Unterwegs in Jerusalem, Israel. Foto: wanderwithwolf.com
 
Im jüdischen Viertel ist am Sabbat im Vergleich zur Via Dolorosa kaum etwas los. Ein Unterschied wie Tag und Nacht. Ein paar kleine Jungs spielen Fußball auf dem Hurva-Platz, um einen Tisch sitzen junge Männer und spielen Karten. Die meisten Geschäfte sind geschlossen. Einige Orthodoxe schlendern mit Hut und Anzug über den Platz, wohl auf dem Weg von oder zu einer Synagoge oder der Klagemauer. 

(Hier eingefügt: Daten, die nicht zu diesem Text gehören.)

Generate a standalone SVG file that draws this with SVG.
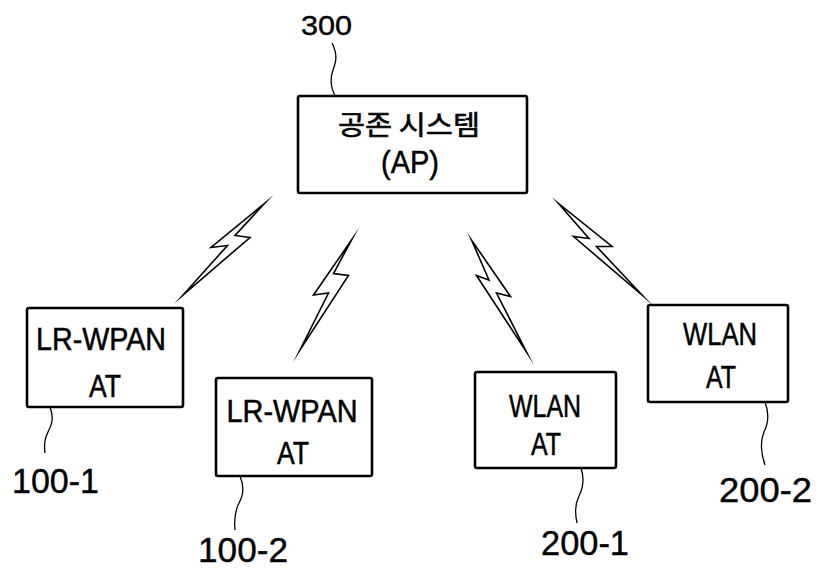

Natürlich gibt es sie in Jerusalem, die spirituellen Orte, ohne Gedränge, ohne wertende Blicke. Etwa in der dunklen St. Jakobus-Kathedrale im armenischen Viertel: eine ruhige besinnliche Aura durchdringt den hohen Kirchenbau, in dem der armenische Gesang sanftmütig und meditativ wabert. Eine schnelle Flucht will ich hier nicht antreten - und auch wenn ich kein Wort der Liturgie verstehe, bleibe ich längere Zeit sitzen und lausche. 
 
Unterwegs in Jerusalem, Israel. Foto: wanderwithwolf.com
 
Mein Besuch in der Altstadt findet sein Ende in und auf der Davidszitadelle. Ein wunderbares altes Gemäuer, darin ein wenig besuchtes Museum, obendrauf eine Plattform, vor dem man einen grandiosen Ausblick auf die Stadt hat. Ich bin von Jerusalem hin und her gerissen. Diese Fülle an bedeutenden Kirchen, Synagogen, Moscheen und anderen historisch einzigartigen Gebäuden gibt es sonst nirgends auf einem so kleinen Fleck. Doch diese Vielfalt zieht eben genauso vielfältige Menschen an - die sich mitunter in jeder Hinsicht in die Quere kommen. Während in den diversen Gotteshäusern eine gewisse Spiritualität erahnt werden kann, weicht sie auf der Straße dem permanenten ideologischen Kampf um Glaube, Geschlecht, Herkunft, Geld und was auch immer alles. Jerusalem wird gerne in einem Zug als Pulverfass und Sehnsuchtsort bezeichnet. Dieses Klischee trifft voll und ganz zu.